Active COVID-19 cases under the jurisdiction of the Eastern Ontario Health Unit (EOHU) decreased significantly during the previous weekend.
As of Monday, February 8, there were 185 active cases of COVID-19 among residents of the EOHU territory. On February 5, there had been 219 active cases.
There were 23 COVID-19 patients from the EOHU’s territory in hospital as of February 8, and no patients were in intensive care.
The number of deaths resulting from COVID-19 across the area served by the EOHU as of Monday had increased to 63 from 60 on Friday.
As of February 8, there were no active cases of COVID-19 connected with schools under EOHU jurisdiction.
Medical Officer of Health Dr. Paul Roumeliotis said that all COVID-19 tests are now being done to include the variants of the disease that have appeared.
Changes to restrictions
On Monday, the Ontario government announced that the province-wide shutdown that has been in effect since December 26, 2020 is ending. The province will be returning to the colour-based system of zones that was used prior to the shutdown. However, for most health units, including the EOHU, the stay-at-home order will remain in effect until February 16.

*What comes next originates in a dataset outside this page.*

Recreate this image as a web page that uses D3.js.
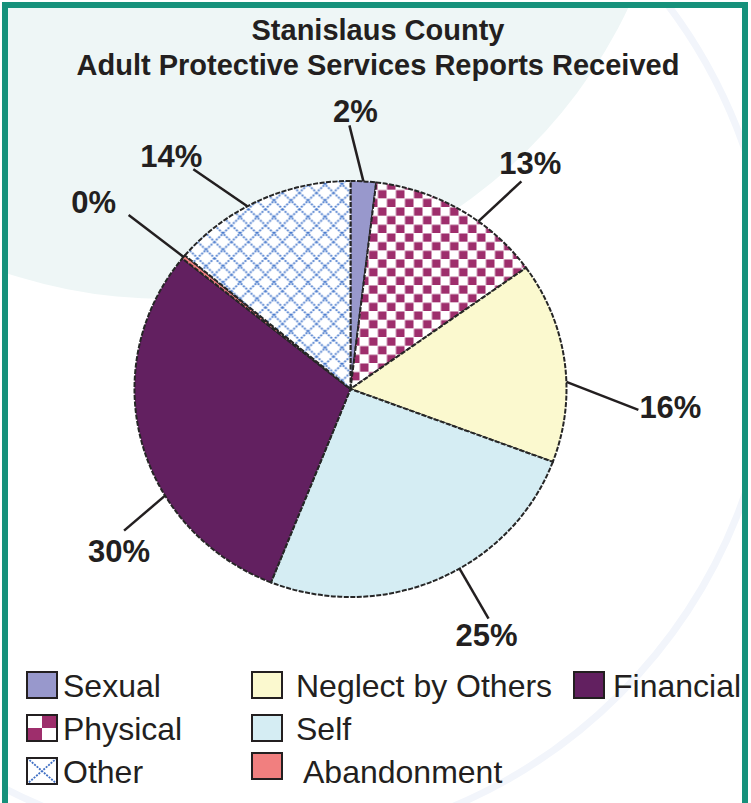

According to Medical Officer of Health Dr. Paul Roumeliotis, the current case statistics across the EOHU’s territory have it close to the limit between the orange and red zones. The neighbouring City of Ottawa would be an orange zone, according to its present case statistics.
The Ontario government will be modifying some of the restrictions for orange and red zones, but the details of them were not announced on Monday. Roumeliotis said that further information will be made available during the rest of the week.
No official declaration has yet been made of if the EOHU’s territory is a red or orange zone. Roumeliotis explained that decisions on the designation for each public health region will be announced by the Ontario government each Friday based on statistics obtained each Tuesday.
“I think that people listened,” said Roumeliotis about the provincewide shutdown and stay-at-home order. He attributed the significant decrease in cases under EOHU jurisdiction to people observing the rules.
As of Monday, February 8, 2,776 people across the EOHU’s territory had been vaccinated against COVID-19.
According to Roumeliotis, residents of long-term care facilities are now receiving their second vaccination and vaccination efforts continue at retirement homes under EOHU jurisdiction.
Roumeliotis said that 3,000 more doses of the Pfizer vaccine are expected to be delivered to the EOHU next week. He remained optimistic that interruptions in vaccine delivery and supply will be resolved and noted that three more vaccines are about to be approved by federal regulators.
“We’d like to believe that vaccine supplies will become more reliable.”
Roumeliotis was not concerned about controversies coming from South Africa regarding the effectiveness of the Oxford/Astra-Zeneca COVID-19 vaccine, which is one of the three nearing federal approval in Canada. However, he said that there is some concern about how effective the vaccine is in people aged 65 and over and that he will be monitoring that aspect of its use.
Long-term care outbreaks
As of February 8, COVID-19 outbreaks of two or more cases were in effect at the following long-term care, retirement, and group living facilities under EOHU jurisdiction:
Rideau Place in Hawkesbury
Manoir Carillon in Chute-à-Blondeau
Pinecrest Nursing Home in Plantagenet
Foyer St-Viateur Nursing Home in Limoges
Centre d’Acceuil Roger-Séguin in Clarence Creek
Valoris Group Home in Cheney
Lancaster Long-Term Care
Riverview Manor in Cornwall
Cornwall Community Hospital—11600 pod
Glen Stor Dun Lodge in Cornwall
Iakhihsohtha Lodge in Akwesasne
TSIIonKwa NonhSoTe Long-Term Care in Akwesasne
Woodland Villa in Long Sault
As of February 8, there were 1,265 new, active cases of COVID-19 across Ontario from February 4. According to calculations based on statistics from the Ministry of Health, there were 14,331 active cases of COVID-19 across Ontario as of Monday.
There were 901 COVID-19 patients in hospital across Ontario as of February 8. Out of those patients, 335 were in intensive care, and 226 patients were on ventilators.
There had been 6,538 deaths due to COVID-19 across Ontario as of February 8, which was an increase of 33 deaths from February 7.